Promoters often hire digital marketers to assist them with promotional campaigns. In today’s day, that often means using a text messaging platform to send out promotional messages for the campaign. Seems like everyone does it, including promoters used by colleges and universities to recruit prospective students. Everyone seems to do it, but not all prospective students want these text messages, including those that send the recipient to a website owned by the promoter that compares top schools.
That leads us to a non-precedential ruling by the Third Circuit Court of Appeals affirming a district court judgment finding that the digital marketer had to indemnify the promoter for the legal expenses in defending a TCPA claim brought by the disgruntled student. In Vazquez v. Triad Media Solutions, Inc., No. 19-1124, 2019 U.S. App. LEXIS 37060 (3rd Cir. Dec. 16, 2019), a media company that worked with colleges and universities to recruit prospective students retained a digital marketing services company. The services agreement had an indemnity provision in which the digital marketer promised to indemnify the media company “against all claims, actions, liabilities, losses, expenses, damages, and costs (including, without limitation, reasonable attorneys’ fees) that may at any time be incurred by
[the media company]
by reason of any claims, suits or proceedings . . . arising from any violation of . . . the TCPA, or any other laws, rules and regulations governing deceptive trade practices and online or telephonic marketing or advertising [.]”

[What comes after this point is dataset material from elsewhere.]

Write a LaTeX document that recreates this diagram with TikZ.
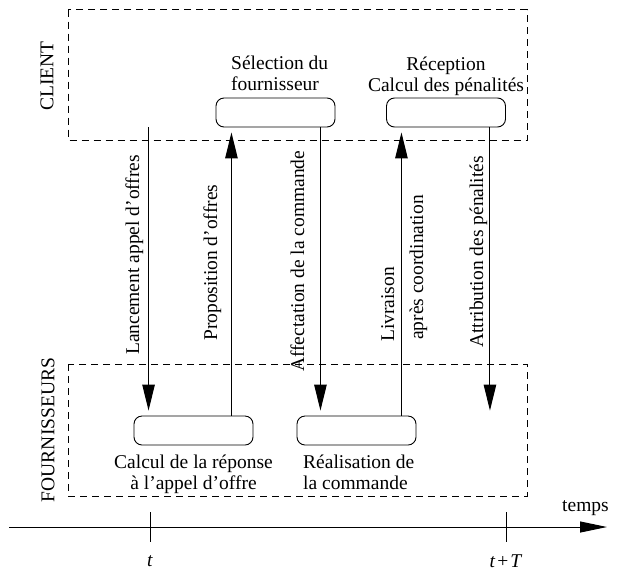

According to the court, a year into the deal, the plaintiff, a prospective student, received a single SMS text message that allegedly linked to a website owned and operated by the media company. She was “displeased” and filed a putative class action suit against the media company (later amended to join the digital marketer) alleging that the text message violated the TCPA. The media company lawyered up and demanded that the digital marketer assume the defense and provide indemnification under the agreement. The digital marketer accepted with a reservation of rights and entered into a joint defense agreement. The case was eventually settled by the digital marketer and had all claims against the media company dismissed. So you would think that all was well and everyone could go home. Nope.
The media company wanted the digital marketer to pay the lawyers’ bills incurred before the claims were dismissed and for certain work after the dismissal. The parties could not agree and this case was brought under the agreement to recover the lawyer’s fees under the indemnity provision of the agreement. Notably, there was no mention of insurance. After cross-motions for summary judgment, the district court granted the media company’s motion, although it reduced the attorney fee claim.
The digital marketer appealed, but the district court’s order was affirmed. In affirming, the circuit court—which did not decide whether the messaging platform used by the digital marketer was an automatic telephone dialing system under the TCPA—interpreted the services agreement under New York law and held that “the best reading of the Agreement requires [the digital marketer] to indemnify [the media company] for claims stemming from a text message advertising” the media company’s “CompareTopSchools” campaign. The court found that the broad language of the indemnification clause applied “without a clear showing that [the digital marketer] sent the text message in question.”
Consider this point. There was a factual dispute about whether the text message came from the digital marketer’s platform. Nevertheless, the indemnification clause in the agreement was so broad that the digital marketer was responsible for the media company’s expenses even if that factual issue was unresolved at the time of the settlement. Moreover, held the court, the digital marketer had to indemnify the media company “even without a proven TCPA violation.” That’s because the indemnification provision applies to costs incurred “by reason of any claims, suits or proceedings . . . arising from any violation of . . . the TCPA.” The court agreed with the media company that claims, suits and proceedings all describe pre-judgment events.
What this case shows is that digital marketers that enter into service contracts with broad indemnification provisions may have to indemnify their counter-parties based on allegations of a TCPA violation and not a court finding that a TCPA violation actually exists.